Explain the resources (Billy Fox)

As a prospective councillor for Shetland South I would like to draw attention to Shetland Islands Council’s press release in response to the Scottish energy minister’s consent for the Viking Energy windfarm.

I refer in particular to the last paragraph where SIC executive manager of economic development Douglas Irvine, speaking on behalf of the council, says: “This is quite a day. An enormous amount of time and effort has been put into this project over the years by council staff. They have been instrumental in achieving this transformational project for Shetland.

“With the developed wind farm and the interconnector in place, an innovative renewable energy industry will become a reality in Shetland. In time, there will be many more jobs, probably hundreds, with people engaged in wind power, tidal power and wave power projects.”

Why has an enormous amount of time and effort been put into this project by council staff over the years when it has belonged to the Shetland Charitable Trust since September 2007?

Presumably you are not referring to years of man hours put in by the planning department, producing a 69-page report recommending refusal, only to have it overturned with a four-page socio-economic report cobbled together over a few days.

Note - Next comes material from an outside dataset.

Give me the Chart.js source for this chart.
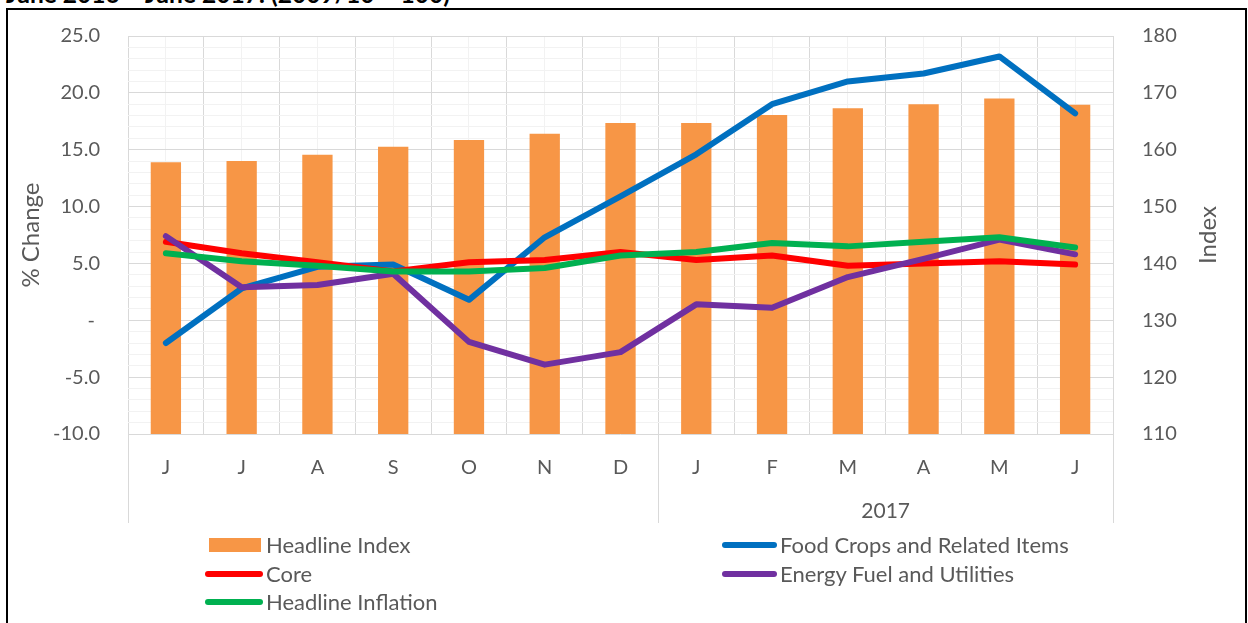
<!DOCTYPE html>
<html><head><meta charset="utf-8">
<script src="https://cdn.jsdelivr.net/npm/chart.js@4/dist/chart.umd.min.js"></script>
<style>
html,body{margin:0;padding:0;background:#fff;}
#wrap{position:relative;width:1248px;height:623px;overflow:hidden;background:#fff;}
#frame{position:absolute;left:6px;top:8px;width:1237px;height:700px;border:2px solid #000;}
#title{position:absolute;left:6px;top:-18px;font:bold 24.5px Lato, sans-serif;color:#000;white-space:nowrap;line-height:24px;}
canvas{position:absolute;left:0;top:0;}
.lg{position:absolute;font:22px Lato, sans-serif;color:#595959;white-space:nowrap;line-height:26px;}
.sw{position:absolute;}
</style>
</head><body>
<div id="wrap">
  <div id="frame"></div>
  <div id="title">June 2016 – June 2017: (2009/10 = 100)</div>
  <canvas id="c" width="1248" height="623"></canvas>
  <div id="legend"></div>
</div>
<script>
// ---- data ----
const categories = ['J','J','A','S','O','N','D','J','F','M','A','M','J'];
const yearLabels = ['', '2017'];
const yearStart = [0, 7];
const headlineIndex = [157.8, 158.0, 159.1, 160.5, 161.7, 162.8, 164.7, 164.7, 166.1, 167.3, 168.0, 169.0, 167.9];
const foodCrops = [-2.0, 2.8, 4.7, 4.9, 1.8, 7.3, 10.9, 14.6, 19.0, 21.0, 21.7, 23.2, 18.2];
const core = [6.9, 5.9, 5.1, 4.3, 5.1, 5.3, 6.0, 5.3, 5.7, 4.8, 5.0, 5.2, 4.9];
const energy = [7.4, 2.9, 3.1, 4.1, -1.9, -3.9, -2.8, 1.4, 1.1, 3.8, 5.4, 7.1, 5.8];
const headlineInflation = [5.9, 5.2, 4.8, 4.3, 4.3, 4.6, 5.7, 6.0, 6.8, 6.5, 6.9, 7.3, 6.4];
const leftTicks = {min: -10, max: 25, step: 1, major: 5};
const rightTicks = {min: 110, max: 180, step: 10};

const FONT = 'Lato, sans-serif';
const TXT = '#595959';

function lineDs(label, data, color, order) {
  return {type: 'line', label, data, borderColor: color, backgroundColor: color, borderWidth: 6,
    borderCapStyle: 'round', borderJoinStyle: 'round', pointRadius: 0, pointHoverRadius: 0,
    fill: false, tension: 0, yAxisID: 'y', xAxisID: 'x', order};
}

const yearPlugin = {
  id: 'yearAxis',
  afterDraw(chart) {
    const x = chart.scales.x, ctx = chart.ctx, top = chart.chartArea.bottom, bot = x.bottom;
    const px = i => x.getPixelForValue(i);
    const n = categories.length;
    ctx.save();
    ctx.strokeStyle = '#d9d9d9'; ctx.lineWidth = 1;
    const bounds = [];
    yearStart.forEach(s => bounds.push(s === 0 ? x.left : (px(s - 1) + px(s)) / 2));
    bounds.push(x.right);
    bounds.forEach(b => { const bx = Math.round(b) + 0.5; ctx.beginPath(); ctx.moveTo(bx, top); ctx.lineTo(bx, bot); ctx.stroke(); });
    ctx.fillStyle = TXT; ctx.font = '21px ' + FONT; ctx.textAlign = 'center'; ctx.textBaseline = 'middle';
    yearLabels.forEach((lab, k) => {
      const s = yearStart[k], e = k + 1 < yearStart.length ? yearStart[k + 1] - 1 : n - 1;
      ctx.fillText(lab, (px(s) + px(e)) / 2, 511);
    });
    // right axis title (reads bottom-to-top)
    const y1 = chart.scales.y1;
    ctx.font = '24px ' + FONT;
    ctx.translate(y1.left + 95, (chart.chartArea.top + chart.chartArea.bottom) / 2);
    ctx.rotate(-Math.PI / 2);
    ctx.fillText('Index', 0, 0);
    ctx.restore();
  }
};

const chart = new Chart(document.getElementById('c'), {
  data: {
    labels: categories,
    datasets: [
      {type: 'bar', label: 'Headline Index', data: headlineIndex, backgroundColor: '#F79646',
       yAxisID: 'y1', xAxisID: 'x', order: 10, barPercentage: 0.4, categoryPercentage: 1},
      lineDs('Food Crops and Related Items', foodCrops, '#0070C0', 4),
      lineDs('Core', core, '#FF0000', 3),
      lineDs('Energy Fuel and Utilities', energy, '#7030A0', 2),
      lineDs('Headline Inflation', headlineInflation, '#00B050', 1)
    ]
  },
  options: {
    responsive: false, animation: false, devicePixelRatio: 1,
    layout: {padding: {left: 0, right: 0, top: 36, bottom: 100}},
    plugins: {legend: {display: false}, tooltip: {enabled: false}},
    scales: {
      x: {type: 'category', position: 'bottom', offset: true,
          grid: {offset: false, color: '#f2f2f2', drawTicks: false},
          border: {display: false},
          ticks: {color: TXT, font: {family: FONT, size: 20}, padding: 22, maxRotation: 0, autoSkip: false},
          afterFit(s) { s.height = 89; }},
      xb: {type: 'category', position: 'bottom', offset: true,
          grid: {offset: true, color: '#d9d9d9', drawTicks: false},
          border: {display: false},
          ticks: {display: false},
          afterFit(s) { s.height = 0; }},
      y: {type: 'linear', position: 'left', min: leftTicks.min, max: leftTicks.max,
          ticks: {stepSize: leftTicks.step, autoSkip: false, color: TXT, font: {family: FONT, size: 20}, padding: 28,
                  callback: v => v % leftTicks.major === 0 ? (v === 0 ? '- ' : v.toFixed(1)) : ''},
          grid: {color: c => (c.tick && c.tick.value % leftTicks.major === 0) ? '#d9d9d9' : '#f2f2f2', drawTicks: false},
          border: {display: false},
          title: {display: true, text: '% Change', color: TXT, font: {family: FONT, size: 24}, padding: {top: 17, bottom: 0}},
          afterFit(s) { s.width = 128; s.paddingTop = 0; s.paddingBottom = 0; }},
      y1: {type: 'linear', position: 'right', min: rightTicks.min, max: rightTicks.max,
          ticks: {stepSize: rightTicks.step, color: TXT, font: {family: FONT, size: 20}, padding: 29},
          grid: {drawOnChartArea: false, drawTicks: false},
          border: {display: false},
          afterFit(s) { s.width = 135; s.paddingTop = 0; s.paddingBottom = 0; }}
    }
  },
  plugins: [yearPlugin]
});

// ---- HTML legend built from datasets ----
const legendCols = [{sw: 205, text: 266}, {sw: 722, text: 780}];
const legendRows = [545, 574, 602];
const lg = document.getElementById('legend');
chart.data.datasets.forEach((ds, i) => {
  const col = legendCols[i % 2], row = legendRows[Math.floor(i / 2)];
  const sw = document.createElement('div');
  sw.className = 'sw';
  if (ds.type === 'bar') {
    Object.assign(sw.style, {left: (col.sw + 4) + 'px', top: (row - 7) + 'px', width: '52px', height: '14px', background: ds.backgroundColor});
  } else {
    Object.assign(sw.style, {left: col.sw + 'px', top: (row - 3) + 'px', width: (col.text - col.sw - 3) + 'px', height: '6px', background: ds.borderColor, borderRadius: '3px'});
  }
  lg.appendChild(sw);
  const t = document.createElement('div');
  t.className = 'lg';
  t.textContent = ds.label;
  Object.assign(t.style, {left: col.text + 'px', top: (row - 13) + 'px'});
  lg.appendChild(t);
});
</script>
</body></html>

That 69-page report could not have been “instrumental in achieving this transformational project”, as it was blatantly dismissed – so where was the instrumental work being done?

Precisely what resources have the council been supplying over the years to merit such a statement?

Why has public money been spent providing council resources for a project in which they have no shareholding?

I would be grateful for an answer on this, either from the council or Douglas Irvine as its delegated spokesman.

Billy Fox
Brennek,
Quarff.

One comment

  1. Bill Jardine

    Whenever I see the word ‘innovative’ used in a press release, I suspect that the proponents of the project in question are desperately trying to justify incomprehensible decisions and flawed judgement.
    And this looks to be the daddy of all ‘innovative’ schemes.